Say hola to the perfect summer tipple, says Frankie McCoy
Frankie McCoy7 June 2018

If you frequent hip wine bars in Clapton and Peckham, you’re probably already mad for sherry.

From white Burgundy-like, saline fino to the dark salted caramel of Pedro Ximinez, sherry — the fortified wine from the Andalusian city of Jerez, once the drink your granny asked for at Christmas — has had a revival in direct correlation with our appreciation of Spanish food beyond patatas bravas. It also happens to be the ideal summer drink, ice cold with a plate of jamon.

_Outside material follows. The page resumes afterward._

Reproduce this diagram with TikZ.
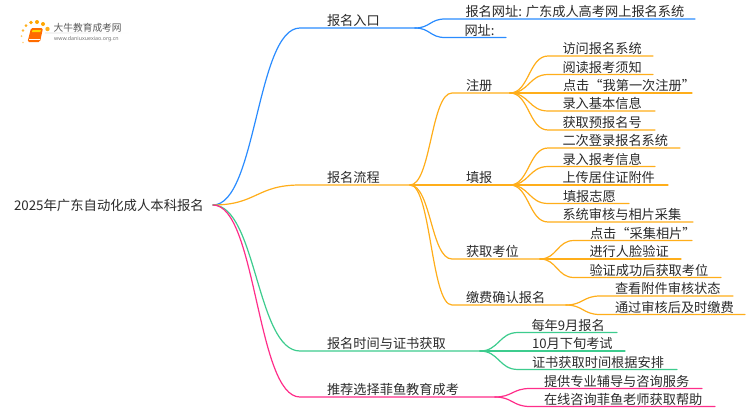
\documentclass[tikz,border=0pt]{standalone}
\usepackage{fontspec}
\setmainfont{Noto Sans CJK SC}
\newfontfamily\latinf{Noto Sans}
\usetikzlibrary{calc}
\definecolor{cblue}{HTML}{2A8CFF}
\definecolor{corange}{HTML}{FFAE1A}
\definecolor{cgreen}{HTML}{3DCC8E}
\definecolor{cpink}{HTML}{FF2E8A}
\definecolor{txt}{HTML}{2B2B2B}
\tikzset{
  lbl/.style={anchor=base west,inner sep=0pt,outer sep=0pt,text=txt,font=\fontsize{13.2}{13.2}\selectfont},
  rootlbl/.style={lbl,font=\fontsize{13.35}{13.35}\selectfont},
  wire/.style={line width=1.2pt,line cap=round},
}
% \leaf{name}{parent}{colour}{xstart}{xtext}{y}{xend}{text}
\newcommand{\leaf}[8]{%
  \coordinate (#1s) at (#4,#6);
  \coordinate (#1) at (#7,#6);
  \node[lbl] (#1t) at (#5,#6-2.4) {#8};
  \draw[wire,#3] (#2) .. controls ($(#2)!0.5!(#2 -| #1s)$) and ($(#1s)!0.5!(#2 |- #1s)$) .. (#1s) -- (#1);
}
\begin{document}
\begin{tikzpicture}[x=1pt,y=-1pt]
\useasboundingbox (0,0) rectangle (750,410);
\fill[white] (0,0) rectangle (750,410);
% logo
\foreach \px/\py/\r/\o in {23/42.5/0.8/0.5,21.5/36/1/0.6,23/30.5/1.3/0.8,26/25.5/1.5/0.9,31/22.5/1.8/1,37/22/2/1,43/24/2/1,47.5/29/2.2/0.9}
  \fill[orange!70!yellow,opacity=\o] (\px,\py) circle (\r);
\fill[orange!85!red,rounded corners=1.5pt] (31,28) -- (43,28) -- (40,42) -- (27.5,42) -- cycle;
\fill[orange!30!yellow] (32.5,30) -- (41,30) -- (40.3,32) -- (32,32) -- cycle;
\draw[white,line width=0.5pt] (29,39.5) -- (39.5,39.5);
\shade[left color=gray!10,right color=white] (45,32.6) rectangle (132,33.6);
\node[anchor=base west,inner sep=0pt,text=black!65,font=\fontsize{9.7}{10}\selectfont] (logoa) at (53.5,31) {大牛教育成考网};
\node[anchor=base west,inner sep=0pt,text=black!55,font=\latinf\fontsize{5.3}{6}\selectfont] (logob) at (54,40.5) {www.daniuxuexiao.org.cn};
% root
\node[rootlbl] (root) at (14,210.5) {2025年广东自动化成人本科报名};
\coordinate (r) at (213,205);
% main branches
\leaf{a}{r}{cblue}{300}{327}{28}{415}{报名入口}
\leaf{b}{r}{corange}{300}{327}{185}{410}{报名流程}
\leaf{c}{r}{cgreen}{300}{327}{351}{480}{报名时间与证书获取}
\leaf{d}{r}{cpink}{300}{327}{397}{495}{推荐选择菲鱼教育成考}
% blue leaves
\leaf{a1}{a}{cblue}{445}{465.5}{19}{695}{报名网址: 广东成人高考网上报名系统}
\leaf{a2}{a}{cblue}{445}{464.5}{37.5}{506}{网址:}
% orange second level
\leaf{b1}{b}{corange}{452}{466}{93}{510}{注册}
\leaf{b2}{b}{corange}{452}{466}{185}{510}{填报}
\leaf{b3}{b}{corange}{452}{466}{259}{540}{获取考位}
\leaf{b4}{b}{corange}{452}{466}{305}{566}{缴费确认报名}
% registration
\leaf{e1}{b1}{corange}{548}{562.5}{56}{653}{访问报名系统}
\leaf{e2}{b1}{corange}{548}{562.5}{74.5}{653}{阅读报考须知}
\leaf{e3}{b1}{corange}{548}{563}{93}{692}{点击“我第一次注册”}
\leaf{e4}{b1}{corange}{548}{562.5}{111}{655}{录入基本信息}
\leaf{e5}{b1}{corange}{548}{562.5}{130}{655}{获取预报名号}
% fill in
\leaf{f1}{b2}{corange}{548}{562.5}{148}{680}{二次登录报名系统}
\leaf{f2}{b2}{corange}{548}{562.5}{166.5}{655}{录入报考信息}
\leaf{f3}{b2}{corange}{548}{562.5}{185}{668}{上传居住证附件}
\leaf{f4}{b2}{corange}{548}{563}{203.5}{629}{填报志愿}
\leaf{f5}{b2}{corange}{548}{562.5}{222}{693}{系统审核与相片采集}
% seat
\leaf{g1}{b3}{corange}{574}{590}{240.5}{692}{点击“采集相片”}
\leaf{g2}{b3}{corange}{574}{589.5}{259}{681}{进行人脸验证}
\leaf{g3}{b3}{corange}{574}{589.5}{277.5}{721}{验证成功后获取考位}
% payment
\leaf{h1}{b4}{corange}{600}{615}{296}{733}{查看附件审核状态}
\leaf{h2}{b4}{corange}{600}{615}{314.5}{745}{通过审核后及时缴费}
% green
\leaf{c1}{c}{cgreen}{518}{531.5}{332.5}{617}{每年9月报名}
\leaf{c2}{c}{cgreen}{518}{532}{351}{625}{10月下旬考试}
\leaf{c3}{c}{cgreen}{518}{532}{369.5}{677}{证书获取时间根据安排}
% pink
\leaf{d1}{d}{cpink}{530}{544}{388.5}{702}{提供专业辅导与咨询服务}
\leaf{d2}{d}{cpink}{530}{544}{406.5}{715}{在线咨询菲鱼老师获取帮助}
\end{tikzpicture}
\end{document}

Jerez transported its sherry-soaked Feria de Jerez festival to London last month with the Feria de Londres aiming to take sherry mainstream. At the Jerez original, thousands of locals dressed in their finest flamenco ruffles come to the caseta bars to sing, dance, ride horses and fight until 5am while drinking two million bottles of Tio Pepe. London’s appetite for sherry might not generate the same numbers of empty bottles, but the capital is still awash with the stuff. The new wave of brilliant Spanish restaurants has made us crave that sweet, salty wine with our tapas, from hazelnut smokey Amontillado at Brat to super tangy Manzanilla La Gitana at Sabor and Barrafina. We have dedicated sherry bars, in the form of Sack and King’s Cross’s tiny Bar Pepito.

Barrafina

The fortified stuff is also being poured in new wave cocktails: Tio Pepe recently held a global cocktail challenge in which Cameron Moncaster from The Mandrake knocked out a Sea, Spice, Citrus and Soil, blending the en rama sherry (a natural wino’s dream of a drink, unclarified, unfiltered and sea spray-salty) with blood orange sherbert, saffron, bergamot liqueur and sparkling water.

Lustau: one of the variety of sherries available

The thing with sherry is that it’s democratic. It goes with pretty much every food; notably, it’s the perfect fish-and-chips accompaniment and the only drink that goes with ketchup. Even better, a £10 bottle can be opened and kept in the fridge far longer than your average wine, so you can quite happily crack open a bottle for a single glass. Although sherry is so smashable you’d be forgiven for sinking the whole thing on a summer evening.